12.3.5.7. Block Users

For a student who continues to misuse the course discussions, you can unenroll the student from the course. See Unenroll Students from a Course. If the enrollment period for the course is over, the student cannot re-enroll.

12.3.6. Close Discussions

You can close the discussions for your course so that students cannot add messages. Course discussions can be closed temporarily, such as during an exam period, or permanently, such as when a course ends.

When you close the discussions for a course, all of the discussion topics in course units and all of the course-wide topics are affected.

  • Existing discussion contributions remain available for review.
  • Students cannot add posts, respond to posts, or comment on responses. However, students can continue to vote on existing threads, follow threads, or report messages for misuse.
  • Course Staff, Instructors, Discussion Admins, Discussion Moderators, and Discussion Community TAs are not affected when you close the discussions for a course. Users with these roles can continue to add to discussions.

Note

To make sure your students understand why they cannot add to discussions, you can add the dates that discussions are closed to the Course Info page and post them to a General discussion.

12.3.6.1. Start-End Date Format Specification

To close course discussions, you supply a start date and time and an end date and time in Studio. You enter the values in this format:

["YYYY-MM-DDTHH:MM", "YYYY-MM-DDTHH:MM"]

where:

  • The dates and times that you enter are in the Universal Coordinated (UTC) time zone, not in your local time zone.
  • You enter an actual letter T between the numeric date and time values.
  • The first date and time indicate when you want course discussions to close.
  • The second date and time indicate when you want course discussions to reopen.
  • If you do not want the discussions to reopen, enter a date that is far in the future.
  • Quotation marks enclose each date-time value.
  • A comma and a space separate the start date-time from the end date-time.
  • Square brackets enclose the start-end value pair.
  • You can supply more than one complete start and end value pair.
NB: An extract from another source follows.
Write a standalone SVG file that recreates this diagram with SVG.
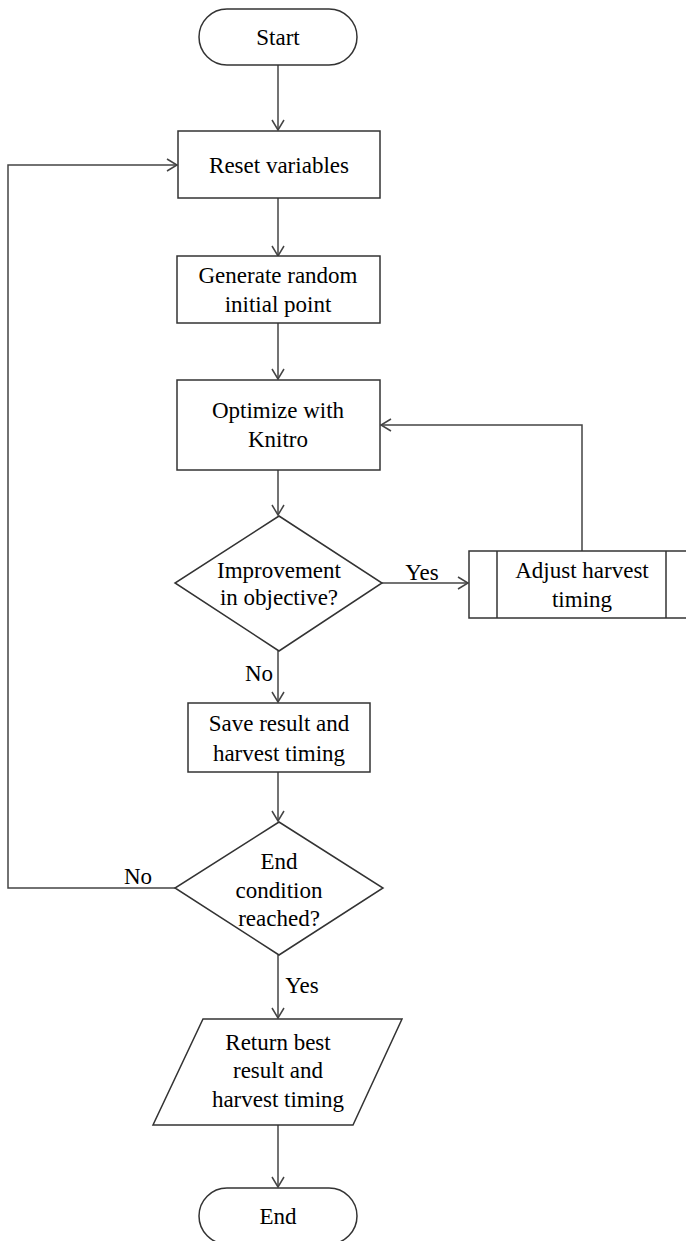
<svg xmlns="http://www.w3.org/2000/svg" width="686" height="1241" viewBox="0 0 686 1241">
<style>
.n{fill:#fff;stroke:#333;stroke-width:1.5}
.c{fill:none;stroke:#444;stroke-width:1.5}
.t{font-family:'Liberation Serif','Times New Roman',Times,serif;font-size:23px;fill:#000;text-anchor:middle}
</style>
<defs>
<marker id="a" markerWidth="14" markerHeight="14" refX="11" refY="7" orient="auto" markerUnits="userSpaceOnUse">
<path d="M1,1 L11,7 L1,13" fill="none" stroke="#444" stroke-width="1.5"/>
</marker>
</defs>
<rect width="686" height="1241" fill="#fff"/>
<g id="connectors">
<path class="c" d="M278,65 V130" marker-end="url(#a)"/>
<path class="c" d="M278,198 V256" marker-end="url(#a)"/>
<path class="c" d="M278,323 V379" marker-end="url(#a)"/>
<path class="c" d="M278,470 V515" marker-end="url(#a)"/>
<path class="c" d="M382,583 H468" marker-end="url(#a)"/>
<path class="c" d="M582,551 V425 H381" marker-end="url(#a)"/>
<path class="c" d="M278,651 V702" marker-end="url(#a)"/>
<path class="c" d="M278,772 V821" marker-end="url(#a)"/>
<path class="c" d="M175,888 H8 V165 H177" marker-end="url(#a)"/>
<path class="c" d="M278,955 V1018" marker-end="url(#a)"/>
<path class="c" d="M278,1125 V1187" marker-end="url(#a)"/>
<text class="t" x="422" y="580">Yes</text>
<text class="t" x="259" y="681">No</text>
<text class="t" x="138" y="884">No</text>
<text class="t" x="302" y="993">Yes</text>
</g>
<g id="start">
<rect class="n" x="199" y="9" width="158" height="56" rx="28"/>
<text class="t" x="278" y="45">Start</text>
</g>
<g id="reset">
<rect class="n" x="178" y="131" width="202" height="67"/>
<text class="t" x="279" y="173">Reset variables</text>
</g>
<g id="generate">
<rect class="n" x="177" y="256" width="203" height="67"/>
<text class="t" x="278" y="283">Generate random</text>
<text class="t" x="278" y="312">initial point</text>
</g>
<g id="optimize">
<rect class="n" x="177" y="380" width="203" height="90"/>
<text class="t" x="278" y="418">Optimize with</text>
<text class="t" x="278" y="447">Knitro</text>
</g>
<g id="improve">
<polygon class="n" points="279,516 382,583 279,651 175,583"/>
<text class="t" x="279" y="578">Improvement</text>
<text class="t" x="279" y="605">in objective?</text>
</g>
<g id="adjust">
<rect class="n" x="469" y="551" width="230" height="67"/>
<line class="n" x1="497" y1="551" x2="497" y2="618"/>
<line class="n" x1="666" y1="551" x2="666" y2="618"/>
<text class="t" x="582" y="578">Adjust harvest</text>
<text class="t" x="582" y="607">timing</text>
</g>
<g id="save">
<rect class="n" x="188" y="703" width="182" height="69"/>
<text class="t" x="279" y="731">Save result and</text>
<text class="t" x="279" y="761">harvest timing</text>
</g>
<g id="endcond">
<polygon class="n" points="279,822 383,888 279,955 175,888"/>
<text class="t" x="279" y="869">End</text>
<text class="t" x="279" y="898">condition</text>
<text class="t" x="279" y="926">reached?</text>
</g>
<g id="return">
<polygon class="n" points="203,1019 402,1019 353,1125 153,1125"/>
<text class="t" x="278" y="1050">Return best</text>
<text class="t" x="278" y="1078">result and</text>
<text class="t" x="278" y="1107">harvest timing</text>
</g>
<g id="end">
<rect class="n" x="199" y="1188" width="158" height="56" rx="28"/>
<text class="t" x="278" y="1224">End</text>
</g>
</svg>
A comma and a space separate each pair.

For example, to close course discussions temporarily for a final exam period in July, and then permanently on 9 August 2014, you enter:

["2014-07-22T08:00", "2014-07-25T18:00"], ["2014-08-09T00:00", "2099-08-09T00:00"]

You enter these values between an additional pair of square brackets which are supplied for you in Studio.

12.3.6.2. Define When Discussions Are Closed

To define when discussions are closed to new contributions and when they reopen:

  1. Open your course in Studio.

  2. Select Settings, then Advanced Settings.

  3. Scroll down to the Discussion Blackout Dates policy key.

  4. In the field for the value, place your cursor between the supplied square brackets. Use the required date format specification to enter the start and end dates for each time period during which you want discussions to be closed.

    When you enter the dates and times from the example above, the value field looks like this:

    Policy value of [["2014-07-22T08:00", "2014-07-25T18:00"], ["2014-08-09T00:00", "2099-08-09T00:00"]]
  1. Click Save Changes.

    Studio reformats your entry to add line feeds and indentation, like this:

    Same policy value but with a line feed after each bracket and comma, and an indent before each date

For examples of email messages that you can send to let students know when the course discussions are closed (or open), see Example Messages to Students.